Why entity extraction?
Entity extraction, otherwise known as named entity recognition/resolution, is part of IDOL’s extensive text analytics for natural language processing. Which is itself a part of our complete platform for unstructured data analytics.
So, why is this important? Well, it's all about creating structured information from within unstructured data. This data, sometimes known as human data, is all around us in documents emails, and even social media and unlike structured data nicely stored in regimented databases, computers find it difficult to understand. By extracting entities, it allows us to apply standard structured data processes to the results as found in generic business applications, such as:
- File analysis - Find PII for governance
- eDiscovery - Find associations with a persona and event ie DSAR or FOIR actions
- Digital Loss Prevention - Used in firewalls to classify content and prevent IP leak
This information can also be used as part of further unstructured analytics in search and knowledge discovery as used in Enterprises and Intelligence agencies.
We provide two sets of grammars - basic grammars that can be expanded by the user for a host of standard classes and specific context-driven grammars that are curated by ourselves to maintain performance and accuracy:
- PII - These include 13 categories of entities across 38 different countries
- PHI - Health Information, normally associated with the North American health industry
- PCI - Personnel Credit card information
- PSI - Personnel security information, for account details access keys
- Gov - CUI and Classified documents
Things to Consider
Keywords won't cut the mustard
These semantic grammars use extra information around the entity. Context and landmarks are used to disambiguate and give a confidence score that can be used later to filter out false positives. These can be phrases, single words, or even just characters. Their proximity to the identified entity candidate, as well as the strength of the context-based on natural language processing techniques (NLP), are used to create the score.
You can't have your cake and eat it!
While entity extraction improves upon the efficiency and scalability of an organization's document compliance, each business use case needs to trade off the occurrence of false positives and entities incorrectly extracted, against false negatives and entities missed. This is often because certain entities of interest have a very common format with no checksum or context to distinguish them.
Another problem is with the names of people. Almost any set of letters is a potentially valid name somewhere. Where possible, narrowing down the countries and languages of interest and using prior knowledge on the statistical frequency of common and uncommon names, can be used to reduce false positives. Organizations need to evaluate what would be the cost of false positives and or false negatives in their results and use this information to make trade-offs between time/resource and accuracy.

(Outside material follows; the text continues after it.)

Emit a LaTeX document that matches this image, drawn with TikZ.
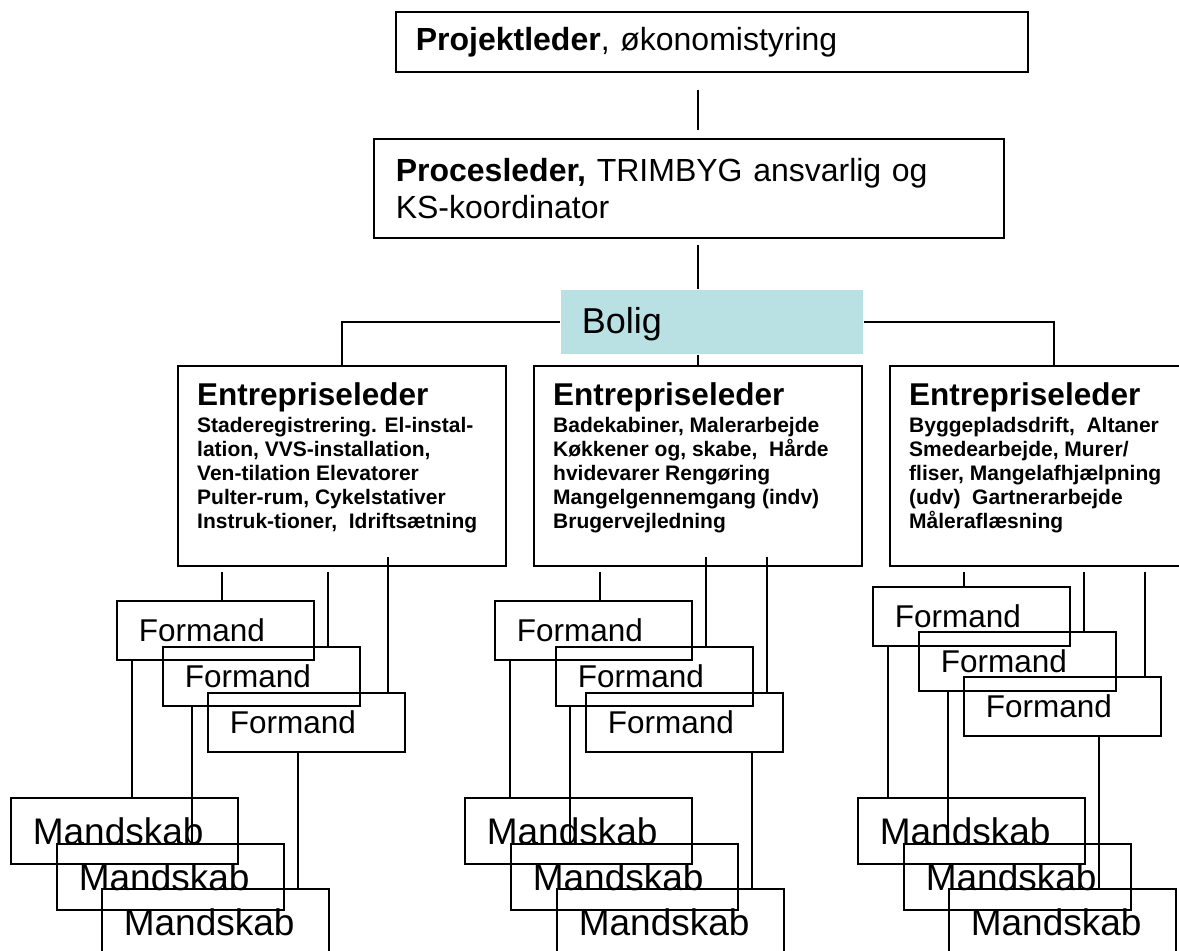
\documentclass[tikz,border=0pt]{standalone}
\usepackage{fontspec}
\setmainfont{Liberation Sans}
\definecolor{boligblue}{RGB}{185,224,227}

\begin{document}
\begin{tikzpicture}[x=1pt, y=-1pt,
    box/.style={draw, line width=1.6pt, rectangle, inner sep=0pt, anchor=north west},
    line/.style={line width=1.4pt},
    formand/.style={box, minimum width=197pt, minimum height=59pt, text width=153pt, inner xsep=22pt, align=left, font=\fontsize{31.5}{36}\selectfont},
    mandskab/.style={box, minimum width=227pt, minimum height=66pt, text width=183pt, inner xsep=22pt, align=left, font=\fontsize{37}{42}\selectfont},
    eltitle/.style={anchor=base west, inner sep=0pt, font=\fontsize{31.5}{36}\selectfont\bfseries},
    eldetail/.style={anchor=north west, inner sep=0pt, align=left, font=\fontsize{21}{24}\selectfont\bfseries}]
\useasboundingbox (0,0) rectangle (1179,951);
\clip (0,0) rectangle (1179,951);

% ledelse
\node[box, minimum width=632pt, minimum height=60pt, text width=592pt, inner xsep=20pt, align=left, font=\fontsize{32}{37}\selectfont] (pl) at (395,11) {\textbf{Projektleder}, økonomistyring};
\node[box, minimum width=630pt, minimum height=99pt, text width=586pt, inner xsep=22pt, align=left, font=\fontsize{32}{37}\selectfont] (pc) at (373,138) {\textbf{Procesleder,} TRIMBYG ansvarlig og\\KS-koordinator};
\node[box, draw=none, fill=boligblue, minimum width=302pt, minimum height=64pt, text width=260pt, inner xsep=21pt, text depth=2pt, align=left, font=\fontsize{36}{41}\selectfont] (bolig) at (560,289) {Bolig};

% entrepriseledere
\node[box, minimum width=328pt, minimum height=200pt] (el1) at (177,365) {};
\node[box, minimum width=328pt, minimum height=200pt] (el2) at (533,365) {};
\node[box, minimum width=328pt, minimum height=200pt] (el3) at (889,365) {};
\foreach \e in {el1,el2,el3}
{
    \node[eltitle] (\e h) at ([shift={(20pt,-40pt)}]\e.north west) {Entrepriseleder};
}
\node[eldetail] (el1d) at ([yshift=-12.5pt]el1h.base west) {Staderegistrering. El-instal-\\lation, VVS-installation,\\Ven-tilation Elevatorer\\Pulter-rum, Cykelstativer\\Instruk-tioner,\ \ Idriftsætning};
\node[eldetail] (el2d) at ([yshift=-12.5pt]el2h.base west) {Badekabiner, Malerarbejde\\Køkkener og, skabe,\ \ Hårde\\hvidevarer Rengøring\\Mangelgennemgang (indv)\\Brugervejledning};
\node[eldetail] (el3d) at ([yshift=-12.5pt]el3h.base west) {Byggepladsdrift,\ \ Altaner\\Smedearbejde, Murer/\\fliser, Mangelafhjælpning\\(udv)\ \ Gartnerarbejde\\Måleraflæsning};

% formænd og mandskab
\foreach \n/\x/\y in {fl1/116/600, fl2/162/646, fl3/207/692, fm1/494/600, fm2/555/646, fm3/585/692, fr1/872/586, fr2/918/631, fr3/963/676}
{
    \node[formand] (\n) at (\x,\y) {Formand};
}
\foreach \n/\x/\y in {ml1/10/797, ml2/56/843, ml3/101/888, mm1/464/797, mm2/510/843, mm3/556/888, mr1/857/797, mr2/903/843, mr3/948/888}
{
    \node[mandskab] (\n) at (\x,\y) {Mandskab};
}

% forbindelser
\draw[line, shorten <=17pt, shorten >=8pt] (pl.south -| el2.north) -- (pc.north -| el2.north);
\draw[line, shorten <=6pt] (pc.south -| el2.north) -- (bolig.north -| el2.north);
\draw[line] (bolig.south -| el2.north) -- (el2.north);
\draw[line] (bolig.west) -| (el1.north);
\draw[line] (bolig.east) -| (el3.north);
\foreach \e/\f/\x/\s in {el1/fl1/222/5pt, el1/fl2/328/5pt, el1/fl3/388/-10pt, el2/fm1/600/5pt, el2/fm2/706/-10pt, el2/fm3/767/-10pt, el3/fr1/964/5pt, el3/fr2/1084/5pt, el3/fr3/1145/5pt}
{
    \draw[line, shorten <=\s] (\e.south -| \x,0) -- (\f.north -| \x,0);
}
\foreach \f/\m/\x in {fl1/ml1/132, fl2/ml2/192, fl3/ml3/298, fm1/mm1/510, fm2/mm2/570, fm3/mm3/752, fr1/mr1/888, fr2/mr2/948, fr3/mr3/1099}
{
    \draw[line] (\f.south -| \x,0) -- (\m.north -| \x,0);
}

\end{tikzpicture}
\end{document}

Tables serve another issue
Tables in documents have the potential to contain large numbers of entities that to the human eye are clearly defined, with strong landmarks and context, derived from the columns and row headers. It is therefore important that the extracted source text maintains information about the underlying structure of the original document. This allows algorithms to adapt the interpretation of proximity when arriving at a confidence score by binding stronger to the headers. IDOL KeyView is used to extract the underlying text and IDOLs optical character recognition software (OCR) both pass on this important structural information to the entity extraction engine.
Speed of delivery
Entities break down into two camps: those that are simple and thus very quick to search for and those that have a much more complex structure, which are a lot harder to find. Names and addresses fall into this latter camp, with detection times potentially orders of magnitudes longer than detecting say telephone or passport numbers. One way to speed this up is to use pre-filtering. In certain circumstances, you can search for simpler grammar as an indicator of a more complex entity's presence. This creates potential candidate windows within your document to apply the slower complex search to i.e. ZIP codes for addresses. The design of the pre-filter becomes a trade-off then between efficacy and accuracy. This method is ideal for documents with low or even no hits, where it will significantly reduce times to process.

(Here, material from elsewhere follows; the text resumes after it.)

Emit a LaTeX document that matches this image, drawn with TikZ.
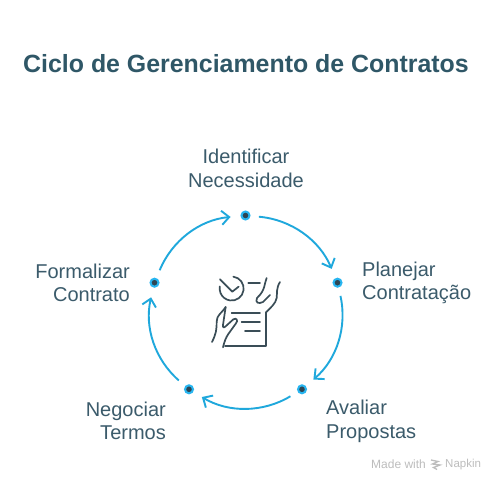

Finally, parallelization can be employed to speed things up, especially with multiple grammars.
When to stop looking
Another way of reducing resource requirements is to use entity aggregation to trigger the early exit of the analysis. This involves looking at count and type but not the value of an entity. Once you have found sufficient entities you can flag the document as sensitive and stop further analysis i.e. 1 Name and 1 Address or 2 credit card numbers. This is useful when you come across large database files full of customer details. Potentially another reason to stop early and move on is when an inordinate amount of time is being taken and no results are returned, typical of large "empty" files. This exit strategy becomes even more beneficial when the ingestion chain uses pipelining to open files and start processing immediately rather than waiting for everything to be loaded.
On the face of it entity extraction seems a simple part of natural language processing but as with everything in life doing it and doing it properly are very far apart. IDOL can help you do it properly.